Plotting code records:
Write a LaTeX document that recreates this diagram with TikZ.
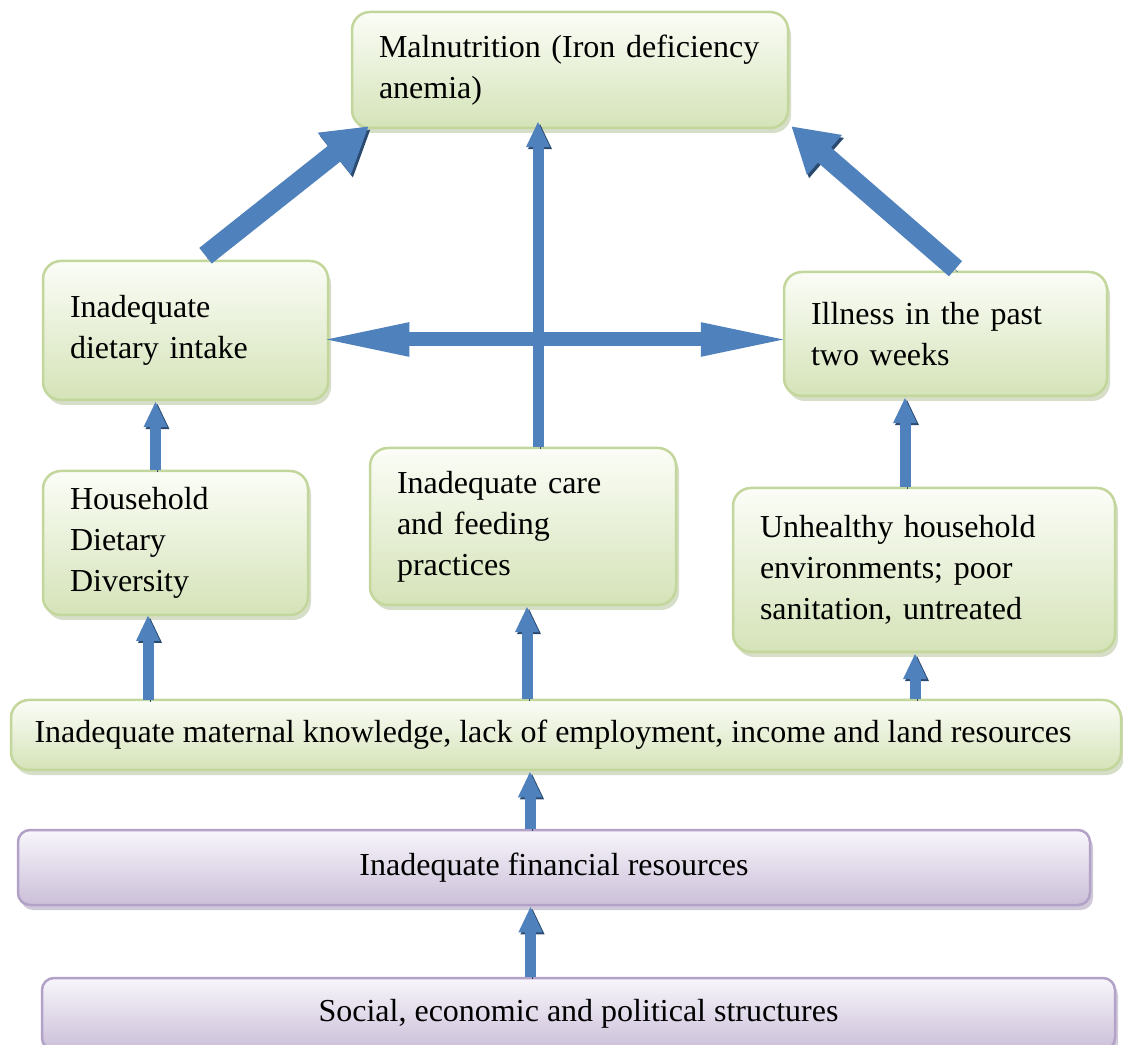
\documentclass[tikz,border=0pt]{standalone}
\usepackage{fontspec}
\setmainfont{Liberation Serif}
\usetikzlibrary{arrows.meta, positioning, shadows}

\definecolor{greenline}{HTML}{C3D69B}
\definecolor{greentop}{HTML}{FBFDF7}
\definecolor{greenbot}{HTML}{D5E3B8}
\definecolor{greenshade}{HTML}{AFBE93}
\definecolor{purpline}{HTML}{B3A2C7}
\definecolor{purptop}{HTML}{F8F6FB}
\definecolor{purpbot}{HTML}{CBBFD9}
\definecolor{purpshade}{HTML}{A397B3}
\definecolor{arrowblue}{HTML}{4F81BD}
\definecolor{arrowdark}{HTML}{2A4A70}

\tikzset{
  greenbox/.style  = {draw=greenline, line width=2.5pt, rounded corners=18pt,
                      top color=greentop, bottom color=greenbot,
                      drop shadow={shadow xshift=3pt, shadow yshift=-5pt, fill=greenshade},
                      align=left, inner xsep=27pt, font=\fontsize{32}{41}\selectfont},
  purplebox/.style = {draw=purpline, line width=2.5pt, rounded corners=12pt,
                      top color=purptop, bottom color=purpbot,
                      drop shadow={shadow xshift=3pt, shadow yshift=-5pt, fill=purpshade},
                      align=center, font=\fontsize{32}{41}\selectfont},
  fatarrow/.style  = {draw=arrowblue, line width=20pt, -{Triangle[width=50pt, length=44pt]},
                      preaction={draw=arrowdark, transform canvas={shift={(2pt,-3pt)}}}},
  longarrow/.style = {draw=arrowblue, line width=14pt,
                      {Triangle[width=30pt, length=92pt]}-{Triangle[width=30pt, length=92pt]},
                      preaction={draw=arrowdark, transform canvas={shift={(0pt,-4pt)}}}},
  thinarrow/.style = {draw=arrowblue, line width=11pt, -{Triangle[width=22pt, length=26pt]},
                      preaction={draw=arrowdark, transform canvas={shift={(2pt,-2pt)}}}},
}

\begin{document}
\begin{tikzpicture}[x=1pt, y=1pt]

\useasboundingbox [fill=white] (0,0) rectangle (1123,1044);

\node [greenbox , text width=382pt, minimum height=116pt] (mal)  at (570,974)   {Malnutrition (Iron deficiency\\anemia)};
\node [greenbox , text width=231pt, minimum height=139pt] (diet) at (185.5,713.5) {Inadequate\\dietary intake};
\node [greenbox , text width=269pt, minimum height=124pt] (ill)  at (945.5,710) {Illness in the past\\two weeks};
\node [greenbox , text width=211pt, minimum height=144pt] (hdd)  at (175.5,501) {Household\\Dietary\\Diversity};
\node [greenbox , text width=252pt, minimum height=157pt] (care) at (523,517.5) {Inadequate care\\and feeding\\practices};
\node [greenbox , text width=328pt, minimum height=164pt] (env)  at (924,474)   {Unhealthy household\\environments; poor\\sanitation, untreated};
\node [greenbox , align=center, minimum width=1110pt, minimum height=70pt] (know) at (566,309)
      {\hspace*{-26pt}Inadequate maternal knowledge, lack of employment, income and land resources};
\node [purplebox, minimum width=1072pt, minimum height=75pt] (fin) at (554,176.5) {Inadequate financial resources};
\node [purplebox, minimum width=1073pt, minimum height=72pt] (soc) at (578.5,30)  {Social, economic and political structures};

% arrows into the top box
\path [fatarrow ] ([xshift=20pt, yshift=4pt]diet.north) -- ([xshift=18pt, yshift=3pt]mal.south west);
\path [fatarrow ] ([xshift=10pt, yshift=2pt]ill.north)  -- ([xshift=2pt, yshift=3pt]mal.south east);
\path [longarrow] ([xshift=-12pt, yshift=-9pt]diet.east) -- ([xshift=10pt, yshift=-9pt]diet.east -| ill.west);
\path [thinarrow] ([xshift=15pt]care.north) -- ([xshift=-32pt, yshift=8pt]mal.south);

% arrows between the middle boxes
\path [thinarrow] ([xshift=-20pt]hdd.north) -- ([xshift=-20pt]hdd.north |- diet.south);
\path [thinarrow] ([xshift=-19pt]env.north) -- ([xshift=-19pt]env.north |- ill.south);

% arrows from the lower boxes
\path [thinarrow] (148,344) -- (148,429);
\path [thinarrow] ([xshift=-39pt]know.north) -- ([xshift=-39pt]know.north |- care.south);
\path [thinarrow] ([xshift=349pt]know.north) -- ([xshift=349pt]know.north |- env.south);
\path [thinarrow] ([xshift=-24pt]fin.north)  -- ([xshift=-24pt]fin.north |- know.south);
\path [thinarrow] ([xshift=-48pt]soc.north)  -- ([xshift=-48pt]soc.north |- fin.south);

\end{tikzpicture}
\end{document}
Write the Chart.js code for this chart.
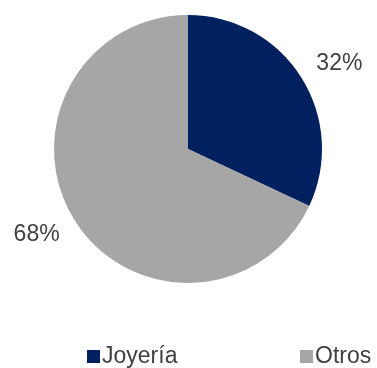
<!DOCTYPE html>
<html>
<head>
<meta charset="utf-8">
<script src="https://cdn.jsdelivr.net/npm/chart.js@4"></script>
<style>
  html, body { margin: 0; padding: 0; background: #fff; }
  #wrap { position: relative; width: 377px; height: 368px; }
  #legend { position: absolute; top: 342px; left: 0; width: 377px; height: 26px;
    font-family: "Liberation Sans", Arial, sans-serif; font-size: 23px; color: #404040; }
  .item { position: absolute; top: 0; line-height: 26px; white-space: nowrap; }
  .box { display: inline-block; width: 13px; height: 13px; margin-right: 2px; vertical-align: 0px; }
</style>
</head>
<body>
<div id="wrap">
  <canvas id="pie_joyeria" width="377" height="368"></canvas>
  <div id="legend"></div>
</div>
<script>
// participación en ventas
var labels = ["Joyería", "Otros"];
var values = [32, 68];
var colors = ["#002060", "#A6A6A6"];

// etiquetas de porcentaje fuera del pastel
var outerLabels = {
  id: 'outerLabels',
  afterDatasetsDraw: function(chart) {
    var ctx = chart.ctx;
    var meta = chart.getDatasetMeta(0);
    ctx.save();
    ctx.font = '23px "Liberation Sans", Arial, sans-serif';
    ctx.fillStyle = '#404040';
    ctx.textAlign = 'center';
    ctx.textBaseline = 'middle';
    meta.data.forEach(function(arc, i) {
      var p = arc.getProps(['x', 'y', 'startAngle', 'endAngle', 'outerRadius'], true);
      var mid = (p.startAngle + p.endAngle) / 2 + 0.05;
      var r = p.outerRadius + 40;
      ctx.fillText(values[i] + '%', p.x + Math.cos(mid) * r, p.y + Math.sin(mid) * r);
    });
    ctx.restore();
  }
};

var ctx = document.getElementById("pie_joyeria");
var myPieChart = new Chart(ctx, {
  type: 'pie',
  data: {
    labels: labels,
    datasets: [{
      backgroundColor: colors,
      borderWidth: 0,
      data: values
    }]
  },
  options: {
    responsive: false,
    animation: false,
    layout: {
      padding: { top: 15, bottom: 85, left: 54, right: 55 }
    },
    plugins: {
      legend: { display: false },
      tooltip: { enabled: false }
    }
  },
  plugins: [outerLabels]
});

// leyenda
var legend = document.getElementById("legend");
var lefts = [87, 300];
labels.forEach(function(l, i) {
  var d = document.createElement('div');
  d.className = 'item';
  d.style.left = lefts[i] + 'px';
  d.innerHTML = '<span class="box" style="background:' + colors[i] + '"></span>' + l;
  legend.appendChild(d);
});
</script>
</body>
</html>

Work to do: Give the data above again in full and unchanged, skipping the pictures.

Response to this task:
Write a LaTeX document that recreates this diagram with TikZ.
\documentclass[tikz,border=0pt]{standalone}
\usepackage{fontspec}
\setmainfont{Liberation Serif}
\usetikzlibrary{arrows.meta, positioning, shadows}

\definecolor{greenline}{HTML}{C3D69B}
\definecolor{greentop}{HTML}{FBFDF7}
\definecolor{greenbot}{HTML}{D5E3B8}
\definecolor{greenshade}{HTML}{AFBE93}
\definecolor{purpline}{HTML}{B3A2C7}
\definecolor{purptop}{HTML}{F8F6FB}
\definecolor{purpbot}{HTML}{CBBFD9}
\definecolor{purpshade}{HTML}{A397B3}
\definecolor{arrowblue}{HTML}{4F81BD}
\definecolor{arrowdark}{HTML}{2A4A70}

\tikzset{
  greenbox/.style  = {draw=greenline, line width=2.5pt, rounded corners=18pt,
                      top color=greentop, bottom color=greenbot,
                      drop shadow={shadow xshift=3pt, shadow yshift=-5pt, fill=greenshade},
                      align=left, inner xsep=27pt, font=\fontsize{32}{41}\selectfont},
  purplebox/.style = {draw=purpline, line width=2.5pt, rounded corners=12pt,
                      top color=purptop, bottom color=purpbot,
                      drop shadow={shadow xshift=3pt, shadow yshift=-5pt, fill=purpshade},
                      align=center, font=\fontsize{32}{41}\selectfont},
  fatarrow/.style  = {draw=arrowblue, line width=20pt, -{Triangle[width=50pt, length=44pt]},
                      preaction={draw=arrowdark, transform canvas={shift={(2pt,-3pt)}}}},
  longarrow/.style = {draw=arrowblue, line width=14pt,
                      {Triangle[width=30pt, length=92pt]}-{Triangle[width=30pt, length=92pt]},
                      preaction={draw=arrowdark, transform canvas={shift={(0pt,-4pt)}}}},
  thinarrow/.style = {draw=arrowblue, line width=11pt, -{Triangle[width=22pt, length=26pt]},
                      preaction={draw=arrowdark, transform canvas={shift={(2pt,-2pt)}}}},
}

\begin{document}
\begin{tikzpicture}[x=1pt, y=1pt]

\useasboundingbox [fill=white] (0,0) rectangle (1123,1044);

\node [greenbox , text width=382pt, minimum height=116pt] (mal)  at (570,974)   {Malnutrition (Iron deficiency\\anemia)};
\node [greenbox , text width=231pt, minimum height=139pt] (diet) at (185.5,713.5) {Inadequate\\dietary intake};
\node [greenbox , text width=269pt, minimum height=124pt] (ill)  at (945.5,710) {Illness in the past\\two weeks};
\node [greenbox , text width=211pt, minimum height=144pt] (hdd)  at (175.5,501) {Household\\Dietary\\Diversity};
\node [greenbox , text width=252pt, minimum height=157pt] (care) at (523,517.5) {Inadequate care\\and feeding\\practices};
\node [greenbox , text width=328pt, minimum height=164pt] (env)  at (924,474)   {Unhealthy household\\environments; poor\\sanitation, untreated};
\node [greenbox , align=center, minimum width=1110pt, minimum height=70pt] (know) at (566,309)
      {\hspace*{-26pt}Inadequate maternal knowledge, lack of employment, income and land resources};
\node [purplebox, minimum width=1072pt, minimum height=75pt] (fin) at (554,176.5) {Inadequate financial resources};
\node [purplebox, minimum width=1073pt, minimum height=72pt] (soc) at (578.5,30)  {Social, economic and political structures};

% arrows into the top box
\path [fatarrow ] ([xshift=20pt, yshift=4pt]diet.north) -- ([xshift=18pt, yshift=3pt]mal.south west);
\path [fatarrow ] ([xshift=10pt, yshift=2pt]ill.north)  -- ([xshift=2pt, yshift=3pt]mal.south east);
\path [longarrow] ([xshift=-12pt, yshift=-9pt]diet.east) -- ([xshift=10pt, yshift=-9pt]diet.east -| ill.west);
\path [thinarrow] ([xshift=15pt]care.north) -- ([xshift=-32pt, yshift=8pt]mal.south);

% arrows between the middle boxes
\path [thinarrow] ([xshift=-20pt]hdd.north) -- ([xshift=-20pt]hdd.north |- diet.south);
\path [thinarrow] ([xshift=-19pt]env.north) -- ([xshift=-19pt]env.north |- ill.south);

% arrows from the lower boxes
\path [thinarrow] (148,344) -- (148,429);
\path [thinarrow] ([xshift=-39pt]know.north) -- ([xshift=-39pt]know.north |- care.south);
\path [thinarrow] ([xshift=349pt]know.north) -- ([xshift=349pt]know.north |- env.south);
\path [thinarrow] ([xshift=-24pt]fin.north)  -- ([xshift=-24pt]fin.north |- know.south);
\path [thinarrow] ([xshift=-48pt]soc.north)  -- ([xshift=-48pt]soc.north |- fin.south);

\end{tikzpicture}
\end{document}
Write the Chart.js code for this chart.
<!DOCTYPE html>
<html>
<head>
<meta charset="utf-8">
<script src="https://cdn.jsdelivr.net/npm/chart.js@4"></script>
<style>
  html, body { margin: 0; padding: 0; background: #fff; }
  #wrap { position: relative; width: 377px; height: 368px; }
  #legend { position: absolute; top: 342px; left: 0; width: 377px; height: 26px;
    font-family: "Liberation Sans", Arial, sans-serif; font-size: 23px; color: #404040; }
  .item { position: absolute; top: 0; line-height: 26px; white-space: nowrap; }
  .box { display: inline-block; width: 13px; height: 13px; margin-right: 2px; vertical-align: 0px; }
</style>
</head>
<body>
<div id="wrap">
  <canvas id="pie_joyeria" width="377" height="368"></canvas>
  <div id="legend"></div>
</div>
<script>
// participación en ventas
var labels = ["Joyería", "Otros"];
var values = [32, 68];
var colors = ["#002060", "#A6A6A6"];

// etiquetas de porcentaje fuera del pastel
var outerLabels = {
  id: 'outerLabels',
  afterDatasetsDraw: function(chart) {
    var ctx = chart.ctx;
    var meta = chart.getDatasetMeta(0);
    ctx.save();
    ctx.font = '23px "Liberation Sans", Arial, sans-serif';
    ctx.fillStyle = '#404040';
    ctx.textAlign = 'center';
    ctx.textBaseline = 'middle';
    meta.data.forEach(function(arc, i) {
      var p = arc.getProps(['x', 'y', 'startAngle', 'endAngle', 'outerRadius'], true);
      var mid = (p.startAngle + p.endAngle) / 2 + 0.05;
      var r = p.outerRadius + 40;
      ctx.fillText(values[i] + '%', p.x + Math.cos(mid) * r, p.y + Math.sin(mid) * r);
    });
    ctx.restore();
  }
};

var ctx = document.getElementById("pie_joyeria");
var myPieChart = new Chart(ctx, {
  type: 'pie',
  data: {
    labels: labels,
    datasets: [{
      backgroundColor: colors,
      borderWidth: 0,
      data: values
    }]
  },
  options: {
    responsive: false,
    animation: false,
    layout: {
      padding: { top: 15, bottom: 85, left: 54, right: 55 }
    },
    plugins: {
      legend: { display: false },
      tooltip: { enabled: false }
    }
  },
  plugins: [outerLabels]
});

// leyenda
var legend = document.getElementById("legend");
var lefts = [87, 300];
labels.forEach(function(l, i) {
  var d = document.createElement('div');
  d.className = 'item';
  d.style.left = lefts[i] + 'px';
  d.innerHTML = '<span class="box" style="background:' + colors[i] + '"></span>' + l;
  legend.appendChild(d);
});
</script>
</body>
</html>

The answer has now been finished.